Information shown:
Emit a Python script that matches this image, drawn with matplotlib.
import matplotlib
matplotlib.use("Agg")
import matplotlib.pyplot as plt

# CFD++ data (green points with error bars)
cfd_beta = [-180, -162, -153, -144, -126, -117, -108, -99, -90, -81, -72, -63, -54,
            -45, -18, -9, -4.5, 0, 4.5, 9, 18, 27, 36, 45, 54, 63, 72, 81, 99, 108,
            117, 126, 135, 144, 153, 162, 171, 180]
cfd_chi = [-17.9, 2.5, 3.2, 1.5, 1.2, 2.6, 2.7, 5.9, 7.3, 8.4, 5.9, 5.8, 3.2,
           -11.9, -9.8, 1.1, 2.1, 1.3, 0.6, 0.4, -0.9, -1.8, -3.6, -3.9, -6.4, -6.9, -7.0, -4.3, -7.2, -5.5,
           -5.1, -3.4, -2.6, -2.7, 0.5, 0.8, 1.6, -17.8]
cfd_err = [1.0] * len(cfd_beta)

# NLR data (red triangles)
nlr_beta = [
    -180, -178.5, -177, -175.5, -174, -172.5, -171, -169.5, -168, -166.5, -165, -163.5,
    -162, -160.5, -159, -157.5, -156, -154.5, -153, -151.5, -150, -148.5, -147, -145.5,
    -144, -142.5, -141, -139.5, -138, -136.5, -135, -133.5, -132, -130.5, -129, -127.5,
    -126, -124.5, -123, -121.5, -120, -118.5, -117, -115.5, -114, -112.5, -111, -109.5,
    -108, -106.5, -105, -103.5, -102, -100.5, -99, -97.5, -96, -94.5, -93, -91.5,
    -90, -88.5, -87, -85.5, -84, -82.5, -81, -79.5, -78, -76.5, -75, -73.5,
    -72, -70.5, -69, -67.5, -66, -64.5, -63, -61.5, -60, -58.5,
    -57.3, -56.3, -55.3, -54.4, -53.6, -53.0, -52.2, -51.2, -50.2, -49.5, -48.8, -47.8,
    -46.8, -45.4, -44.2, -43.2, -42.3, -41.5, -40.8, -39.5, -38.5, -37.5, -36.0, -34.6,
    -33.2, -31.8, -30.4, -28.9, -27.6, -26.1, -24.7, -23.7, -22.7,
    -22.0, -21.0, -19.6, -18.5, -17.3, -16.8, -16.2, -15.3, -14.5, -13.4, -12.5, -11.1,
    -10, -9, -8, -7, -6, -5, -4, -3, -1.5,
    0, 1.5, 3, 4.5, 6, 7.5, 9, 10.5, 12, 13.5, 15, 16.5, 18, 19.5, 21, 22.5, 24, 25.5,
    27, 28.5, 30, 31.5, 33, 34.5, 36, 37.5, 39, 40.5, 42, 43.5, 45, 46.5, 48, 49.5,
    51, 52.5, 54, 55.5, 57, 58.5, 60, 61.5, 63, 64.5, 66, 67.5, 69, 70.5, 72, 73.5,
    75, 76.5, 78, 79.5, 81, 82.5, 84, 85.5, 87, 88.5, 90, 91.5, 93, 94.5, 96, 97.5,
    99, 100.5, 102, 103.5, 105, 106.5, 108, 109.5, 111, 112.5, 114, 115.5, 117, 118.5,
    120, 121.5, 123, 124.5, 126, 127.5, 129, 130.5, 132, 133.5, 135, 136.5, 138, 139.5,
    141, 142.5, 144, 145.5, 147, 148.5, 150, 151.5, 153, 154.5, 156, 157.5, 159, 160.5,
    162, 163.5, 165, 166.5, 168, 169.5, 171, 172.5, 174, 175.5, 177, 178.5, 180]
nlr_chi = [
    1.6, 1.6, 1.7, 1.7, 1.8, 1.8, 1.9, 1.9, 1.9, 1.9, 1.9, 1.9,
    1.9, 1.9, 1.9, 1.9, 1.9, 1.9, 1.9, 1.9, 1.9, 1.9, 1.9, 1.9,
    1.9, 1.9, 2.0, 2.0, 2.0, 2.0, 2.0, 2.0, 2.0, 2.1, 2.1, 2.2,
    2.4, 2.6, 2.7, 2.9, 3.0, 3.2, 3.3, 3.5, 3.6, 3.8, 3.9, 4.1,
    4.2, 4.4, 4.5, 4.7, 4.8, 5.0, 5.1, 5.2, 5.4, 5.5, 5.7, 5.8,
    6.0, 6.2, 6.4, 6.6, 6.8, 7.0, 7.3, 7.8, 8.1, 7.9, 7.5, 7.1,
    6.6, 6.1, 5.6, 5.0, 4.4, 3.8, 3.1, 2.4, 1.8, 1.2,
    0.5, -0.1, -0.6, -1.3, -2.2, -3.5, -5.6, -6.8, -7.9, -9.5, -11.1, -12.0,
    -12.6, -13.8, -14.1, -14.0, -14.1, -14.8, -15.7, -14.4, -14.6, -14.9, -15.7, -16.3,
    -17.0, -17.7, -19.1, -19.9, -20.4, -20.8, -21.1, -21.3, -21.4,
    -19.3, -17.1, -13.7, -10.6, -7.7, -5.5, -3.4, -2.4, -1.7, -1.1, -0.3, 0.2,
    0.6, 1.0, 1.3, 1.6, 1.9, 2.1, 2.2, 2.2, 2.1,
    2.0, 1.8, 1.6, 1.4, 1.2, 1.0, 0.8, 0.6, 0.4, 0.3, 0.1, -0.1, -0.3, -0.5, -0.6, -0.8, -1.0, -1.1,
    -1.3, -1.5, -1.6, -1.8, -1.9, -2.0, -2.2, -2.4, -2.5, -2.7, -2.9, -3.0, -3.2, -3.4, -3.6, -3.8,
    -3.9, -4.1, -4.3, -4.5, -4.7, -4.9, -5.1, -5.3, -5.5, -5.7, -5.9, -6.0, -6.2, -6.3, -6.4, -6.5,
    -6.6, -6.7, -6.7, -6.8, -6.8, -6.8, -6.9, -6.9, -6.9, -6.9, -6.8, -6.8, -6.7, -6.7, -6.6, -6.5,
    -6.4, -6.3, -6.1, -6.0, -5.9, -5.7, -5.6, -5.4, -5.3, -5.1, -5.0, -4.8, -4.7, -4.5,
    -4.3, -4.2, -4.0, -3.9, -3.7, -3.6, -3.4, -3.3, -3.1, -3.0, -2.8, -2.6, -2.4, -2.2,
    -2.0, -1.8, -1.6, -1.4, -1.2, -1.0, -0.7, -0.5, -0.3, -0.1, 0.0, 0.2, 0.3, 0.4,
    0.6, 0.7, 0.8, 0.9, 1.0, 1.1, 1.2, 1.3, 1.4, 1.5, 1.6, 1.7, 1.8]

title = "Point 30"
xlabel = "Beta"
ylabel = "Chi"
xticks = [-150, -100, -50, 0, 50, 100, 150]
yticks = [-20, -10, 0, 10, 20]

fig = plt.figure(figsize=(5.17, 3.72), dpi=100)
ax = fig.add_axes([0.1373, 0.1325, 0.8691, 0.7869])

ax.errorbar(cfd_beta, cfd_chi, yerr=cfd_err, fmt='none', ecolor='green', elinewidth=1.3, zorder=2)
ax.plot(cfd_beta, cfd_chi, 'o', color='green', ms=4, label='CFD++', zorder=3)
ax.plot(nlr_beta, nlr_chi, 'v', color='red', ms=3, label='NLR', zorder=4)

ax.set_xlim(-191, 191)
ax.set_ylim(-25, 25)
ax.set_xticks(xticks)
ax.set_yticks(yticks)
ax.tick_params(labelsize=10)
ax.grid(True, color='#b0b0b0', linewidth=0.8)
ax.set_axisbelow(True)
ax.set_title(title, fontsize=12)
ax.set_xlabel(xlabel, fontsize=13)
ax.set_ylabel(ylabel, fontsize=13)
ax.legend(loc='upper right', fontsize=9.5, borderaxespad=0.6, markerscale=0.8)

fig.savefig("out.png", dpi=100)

Given instruction:
Go through the listing and print each line exactly as it appears.

Output of the task:
Emit a Python script that matches this image, drawn with matplotlib.
import matplotlib
matplotlib.use("Agg")
import matplotlib.pyplot as plt

# CFD++ data (green points with error bars)
cfd_beta = [-180, -162, -153, -144, -126, -117, -108, -99, -90, -81, -72, -63, -54,
            -45, -18, -9, -4.5, 0, 4.5, 9, 18, 27, 36, 45, 54, 63, 72, 81, 99, 108,
            117, 126, 135, 144, 153, 162, 171, 180]
cfd_chi = [-17.9, 2.5, 3.2, 1.5, 1.2, 2.6, 2.7, 5.9, 7.3, 8.4, 5.9, 5.8, 3.2,
           -11.9, -9.8, 1.1, 2.1, 1.3, 0.6, 0.4, -0.9, -1.8, -3.6, -3.9, -6.4, -6.9, -7.0, -4.3, -7.2, -5.5,
           -5.1, -3.4, -2.6, -2.7, 0.5, 0.8, 1.6, -17.8]
cfd_err = [1.0] * len(cfd_beta)

# NLR data (red triangles)
nlr_beta = [
    -180, -178.5, -177, -175.5, -174, -172.5, -171, -169.5, -168, -166.5, -165, -163.5,
    -162, -160.5, -159, -157.5, -156, -154.5, -153, -151.5, -150, -148.5, -147, -145.5,
    -144, -142.5, -141, -139.5, -138, -136.5, -135, -133.5, -132, -130.5, -129, -127.5,
    -126, -124.5, -123, -121.5, -120, -118.5, -117, -115.5, -114, -112.5, -111, -109.5,
    -108, -106.5, -105, -103.5, -102, -100.5, -99, -97.5, -96, -94.5, -93, -91.5,
    -90, -88.5, -87, -85.5, -84, -82.5, -81, -79.5, -78, -76.5, -75, -73.5,
    -72, -70.5, -69, -67.5, -66, -64.5, -63, -61.5, -60, -58.5,
    -57.3, -56.3, -55.3, -54.4, -53.6, -53.0, -52.2, -51.2, -50.2, -49.5, -48.8, -47.8,
    -46.8, -45.4, -44.2, -43.2, -42.3, -41.5, -40.8, -39.5, -38.5, -37.5, -36.0, -34.6,
    -33.2, -31.8, -30.4, -28.9, -27.6, -26.1, -24.7, -23.7, -22.7,
    -22.0, -21.0, -19.6, -18.5, -17.3, -16.8, -16.2, -15.3, -14.5, -13.4, -12.5, -11.1,
    -10, -9, -8, -7, -6, -5, -4, -3, -1.5,
    0, 1.5, 3, 4.5, 6, 7.5, 9, 10.5, 12, 13.5, 15, 16.5, 18, 19.5, 21, 22.5, 24, 25.5,
    27, 28.5, 30, 31.5, 33, 34.5, 36, 37.5, 39, 40.5, 42, 43.5, 45, 46.5, 48, 49.5,
    51, 52.5, 54, 55.5, 57, 58.5, 60, 61.5, 63, 64.5, 66, 67.5, 69, 70.5, 72, 73.5,
    75, 76.5, 78, 79.5, 81, 82.5, 84, 85.5, 87, 88.5, 90, 91.5, 93, 94.5, 96, 97.5,
    99, 100.5, 102, 103.5, 105, 106.5, 108, 109.5, 111, 112.5, 114, 115.5, 117, 118.5,
    120, 121.5, 123, 124.5, 126, 127.5, 129, 130.5, 132, 133.5, 135, 136.5, 138, 139.5,
    141, 142.5, 144, 145.5, 147, 148.5, 150, 151.5, 153, 154.5, 156, 157.5, 159, 160.5,
    162, 163.5, 165, 166.5, 168, 169.5, 171, 172.5, 174, 175.5, 177, 178.5, 180]
nlr_chi = [
    1.6, 1.6, 1.7, 1.7, 1.8, 1.8, 1.9, 1.9, 1.9, 1.9, 1.9, 1.9,
    1.9, 1.9, 1.9, 1.9, 1.9, 1.9, 1.9, 1.9, 1.9, 1.9, 1.9, 1.9,
    1.9, 1.9, 2.0, 2.0, 2.0, 2.0, 2.0, 2.0, 2.0, 2.1, 2.1, 2.2,
    2.4, 2.6, 2.7, 2.9, 3.0, 3.2, 3.3, 3.5, 3.6, 3.8, 3.9, 4.1,
    4.2, 4.4, 4.5, 4.7, 4.8, 5.0, 5.1, 5.2, 5.4, 5.5, 5.7, 5.8,
    6.0, 6.2, 6.4, 6.6, 6.8, 7.0, 7.3, 7.8, 8.1, 7.9, 7.5, 7.1,
    6.6, 6.1, 5.6, 5.0, 4.4, 3.8, 3.1, 2.4, 1.8, 1.2,
    0.5, -0.1, -0.6, -1.3, -2.2, -3.5, -5.6, -6.8, -7.9, -9.5, -11.1, -12.0,
    -12.6, -13.8, -14.1, -14.0, -14.1, -14.8, -15.7, -14.4, -14.6, -14.9, -15.7, -16.3,
    -17.0, -17.7, -19.1, -19.9, -20.4, -20.8, -21.1, -21.3, -21.4,
    -19.3, -17.1, -13.7, -10.6, -7.7, -5.5, -3.4, -2.4, -1.7, -1.1, -0.3, 0.2,
    0.6, 1.0, 1.3, 1.6, 1.9, 2.1, 2.2, 2.2, 2.1,
    2.0, 1.8, 1.6, 1.4, 1.2, 1.0, 0.8, 0.6, 0.4, 0.3, 0.1, -0.1, -0.3, -0.5, -0.6, -0.8, -1.0, -1.1,
    -1.3, -1.5, -1.6, -1.8, -1.9, -2.0, -2.2, -2.4, -2.5, -2.7, -2.9, -3.0, -3.2, -3.4, -3.6, -3.8,
    -3.9, -4.1, -4.3, -4.5, -4.7, -4.9, -5.1, -5.3, -5.5, -5.7, -5.9, -6.0, -6.2, -6.3, -6.4, -6.5,
    -6.6, -6.7, -6.7, -6.8, -6.8, -6.8, -6.9, -6.9, -6.9, -6.9, -6.8, -6.8, -6.7, -6.7, -6.6, -6.5,
    -6.4, -6.3, -6.1, -6.0, -5.9, -5.7, -5.6, -5.4, -5.3, -5.1, -5.0, -4.8, -4.7, -4.5,
    -4.3, -4.2, -4.0, -3.9, -3.7, -3.6, -3.4, -3.3, -3.1, -3.0, -2.8, -2.6, -2.4, -2.2,
    -2.0, -1.8, -1.6, -1.4, -1.2, -1.0, -0.7, -0.5, -0.3, -0.1, 0.0, 0.2, 0.3, 0.4,
    0.6, 0.7, 0.8, 0.9, 1.0, 1.1, 1.2, 1.3, 1.4, 1.5, 1.6, 1.7, 1.8]

title = "Point 30"
xlabel = "Beta"
ylabel = "Chi"
xticks = [-150, -100, -50, 0, 50, 100, 150]
yticks = [-20, -10, 0, 10, 20]

fig = plt.figure(figsize=(5.17, 3.72), dpi=100)
ax = fig.add_axes([0.1373, 0.1325, 0.8691, 0.7869])

ax.errorbar(cfd_beta, cfd_chi, yerr=cfd_err, fmt='none', ecolor='green', elinewidth=1.3, zorder=2)
ax.plot(cfd_beta, cfd_chi, 'o', color='green', ms=4, label='CFD++', zorder=3)
ax.plot(nlr_beta, nlr_chi, 'v', color='red', ms=3, label='NLR', zorder=4)

ax.set_xlim(-191, 191)
ax.set_ylim(-25, 25)
ax.set_xticks(xticks)
ax.set_yticks(yticks)
ax.tick_params(labelsize=10)
ax.grid(True, color='#b0b0b0', linewidth=0.8)
ax.set_axisbelow(True)
ax.set_title(title, fontsize=12)
ax.set_xlabel(xlabel, fontsize=13)
ax.set_ylabel(ylabel, fontsize=13)
ax.legend(loc='upper right', fontsize=9.5, borderaxespad=0.6, markerscale=0.8)

fig.savefig("out.png", dpi=100)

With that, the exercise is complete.